-------- Data block
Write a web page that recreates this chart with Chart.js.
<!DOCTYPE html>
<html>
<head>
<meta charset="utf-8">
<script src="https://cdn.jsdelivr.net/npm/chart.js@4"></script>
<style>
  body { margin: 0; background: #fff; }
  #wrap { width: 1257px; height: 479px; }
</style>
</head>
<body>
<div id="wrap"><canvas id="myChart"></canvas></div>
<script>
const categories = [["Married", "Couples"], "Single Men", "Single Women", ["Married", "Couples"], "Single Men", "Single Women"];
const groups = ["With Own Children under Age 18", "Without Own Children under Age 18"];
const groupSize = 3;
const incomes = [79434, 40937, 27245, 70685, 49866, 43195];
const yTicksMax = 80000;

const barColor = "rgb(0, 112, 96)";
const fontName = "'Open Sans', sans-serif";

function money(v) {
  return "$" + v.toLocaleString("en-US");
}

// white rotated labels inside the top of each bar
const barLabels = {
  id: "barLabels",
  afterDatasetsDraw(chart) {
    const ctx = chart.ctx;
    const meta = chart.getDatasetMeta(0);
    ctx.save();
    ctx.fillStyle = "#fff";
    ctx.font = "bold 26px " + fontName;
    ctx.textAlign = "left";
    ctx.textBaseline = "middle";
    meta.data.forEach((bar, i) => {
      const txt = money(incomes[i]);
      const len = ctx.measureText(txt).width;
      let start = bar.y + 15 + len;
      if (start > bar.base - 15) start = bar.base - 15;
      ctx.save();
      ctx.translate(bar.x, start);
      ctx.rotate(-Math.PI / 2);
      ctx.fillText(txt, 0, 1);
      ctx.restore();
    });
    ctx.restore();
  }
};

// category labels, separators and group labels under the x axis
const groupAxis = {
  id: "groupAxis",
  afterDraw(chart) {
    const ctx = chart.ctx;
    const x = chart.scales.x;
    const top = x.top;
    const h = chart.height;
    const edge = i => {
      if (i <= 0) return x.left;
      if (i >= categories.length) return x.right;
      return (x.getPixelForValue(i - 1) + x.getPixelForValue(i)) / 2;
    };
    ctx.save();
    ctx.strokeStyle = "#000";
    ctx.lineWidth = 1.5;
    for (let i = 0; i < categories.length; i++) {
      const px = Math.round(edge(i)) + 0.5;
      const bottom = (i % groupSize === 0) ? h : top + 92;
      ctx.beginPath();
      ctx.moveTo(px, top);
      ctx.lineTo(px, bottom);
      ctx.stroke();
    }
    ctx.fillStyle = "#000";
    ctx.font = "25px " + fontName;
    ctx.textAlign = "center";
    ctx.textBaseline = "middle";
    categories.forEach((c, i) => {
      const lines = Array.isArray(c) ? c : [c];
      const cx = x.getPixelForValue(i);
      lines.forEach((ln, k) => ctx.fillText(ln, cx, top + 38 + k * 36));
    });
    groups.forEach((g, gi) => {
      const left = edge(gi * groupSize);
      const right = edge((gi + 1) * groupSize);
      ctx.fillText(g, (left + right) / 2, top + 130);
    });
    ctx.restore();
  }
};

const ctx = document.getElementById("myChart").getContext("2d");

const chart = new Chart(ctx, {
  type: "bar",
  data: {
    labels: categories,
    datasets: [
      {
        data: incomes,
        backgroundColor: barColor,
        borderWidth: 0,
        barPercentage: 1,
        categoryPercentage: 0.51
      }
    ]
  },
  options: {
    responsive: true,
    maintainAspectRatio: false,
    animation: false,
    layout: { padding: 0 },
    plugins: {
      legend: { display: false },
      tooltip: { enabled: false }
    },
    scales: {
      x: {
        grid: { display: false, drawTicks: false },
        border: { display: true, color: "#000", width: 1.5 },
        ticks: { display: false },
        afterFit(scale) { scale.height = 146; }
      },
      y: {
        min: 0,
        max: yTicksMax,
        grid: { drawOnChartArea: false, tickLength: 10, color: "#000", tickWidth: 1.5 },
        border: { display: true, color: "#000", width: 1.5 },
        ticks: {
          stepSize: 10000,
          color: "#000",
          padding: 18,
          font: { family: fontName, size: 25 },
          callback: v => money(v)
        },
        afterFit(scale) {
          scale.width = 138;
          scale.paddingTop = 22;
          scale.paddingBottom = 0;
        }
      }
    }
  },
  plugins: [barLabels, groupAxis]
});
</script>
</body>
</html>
----------------
Exercise description: Take the material above and return all of it exactly.

Answer to this task:
Write a web page that recreates this chart with Chart.js.
<!DOCTYPE html>
<html>
<head>
<meta charset="utf-8">
<script src="https://cdn.jsdelivr.net/npm/chart.js@4"></script>
<style>
  body { margin: 0; background: #fff; }
  #wrap { width: 1257px; height: 479px; }
</style>
</head>
<body>
<div id="wrap"><canvas id="myChart"></canvas></div>
<script>
const categories = [["Married", "Couples"], "Single Men", "Single Women", ["Married", "Couples"], "Single Men", "Single Women"];
const groups = ["With Own Children under Age 18", "Without Own Children under Age 18"];
const groupSize = 3;
const incomes = [79434, 40937, 27245, 70685, 49866, 43195];
const yTicksMax = 80000;

const barColor = "rgb(0, 112, 96)";
const fontName = "'Open Sans', sans-serif";

function money(v) {
  return "$" + v.toLocaleString("en-US");
}

// white rotated labels inside the top of each bar
const barLabels = {
  id: "barLabels",
  afterDatasetsDraw(chart) {
    const ctx = chart.ctx;
    const meta = chart.getDatasetMeta(0);
    ctx.save();
    ctx.fillStyle = "#fff";
    ctx.font = "bold 26px " + fontName;
    ctx.textAlign = "left";
    ctx.textBaseline = "middle";
    meta.data.forEach((bar, i) => {
      const txt = money(incomes[i]);
      const len = ctx.measureText(txt).width;
      let start = bar.y + 15 + len;
      if (start > bar.base - 15) start = bar.base - 15;
      ctx.save();
      ctx.translate(bar.x, start);
      ctx.rotate(-Math.PI / 2);
      ctx.fillText(txt, 0, 1);
      ctx.restore();
    });
    ctx.restore();
  }
};

// category labels, separators and group labels under the x axis
const groupAxis = {
  id: "groupAxis",
  afterDraw(chart) {
    const ctx = chart.ctx;
    const x = chart.scales.x;
    const top = x.top;
    const h = chart.height;
    const edge = i => {
      if (i <= 0) return x.left;
      if (i >= categories.length) return x.right;
      return (x.getPixelForValue(i - 1) + x.getPixelForValue(i)) / 2;
    };
    ctx.save();
    ctx.strokeStyle = "#000";
    ctx.lineWidth = 1.5;
    for (let i = 0; i < categories.length; i++) {
      const px = Math.round(edge(i)) + 0.5;
      const bottom = (i % groupSize === 0) ? h : top + 92;
      ctx.beginPath();
      ctx.moveTo(px, top);
      ctx.lineTo(px, bottom);
      ctx.stroke();
    }
    ctx.fillStyle = "#000";
    ctx.font = "25px " + fontName;
    ctx.textAlign = "center";
    ctx.textBaseline = "middle";
    categories.forEach((c, i) => {
      const lines = Array.isArray(c) ? c : [c];
      const cx = x.getPixelForValue(i);
      lines.forEach((ln, k) => ctx.fillText(ln, cx, top + 38 + k * 36));
    });
    groups.forEach((g, gi) => {
      const left = edge(gi * groupSize);
      const right = edge((gi + 1) * groupSize);
      ctx.fillText(g, (left + right) / 2, top + 130);
    });
    ctx.restore();
  }
};

const ctx = document.getElementById("myChart").getContext("2d");

const chart = new Chart(ctx, {
  type: "bar",
  data: {
    labels: categories,
    datasets: [
      {
        data: incomes,
        backgroundColor: barColor,
        borderWidth: 0,
        barPercentage: 1,
        categoryPercentage: 0.51
      }
    ]
  },
  options: {
    responsive: true,
    maintainAspectRatio: false,
    animation: false,
    layout: { padding: 0 },
    plugins: {
      legend: { display: false },
      tooltip: { enabled: false }
    },
    scales: {
      x: {
        grid: { display: false, drawTicks: false },
        border: { display: true, color: "#000", width: 1.5 },
        ticks: { display: false },
        afterFit(scale) { scale.height = 146; }
      },
      y: {
        min: 0,
        max: yTicksMax,
        grid: { drawOnChartArea: false, tickLength: 10, color: "#000", tickWidth: 1.5 },
        border: { display: true, color: "#000", width: 1.5 },
        ticks: {
          stepSize: 10000,
          color: "#000",
          padding: 18,
          font: { family: fontName, size: 25 },
          callback: v => money(v)
        },
        afterFit(scale) {
          scale.width = 138;
          scale.paddingTop = 22;
          scale.paddingBottom = 0;
        }
      }
    }
  },
  plugins: [barLabels, groupAxis]
});
</script>
</body>
</html>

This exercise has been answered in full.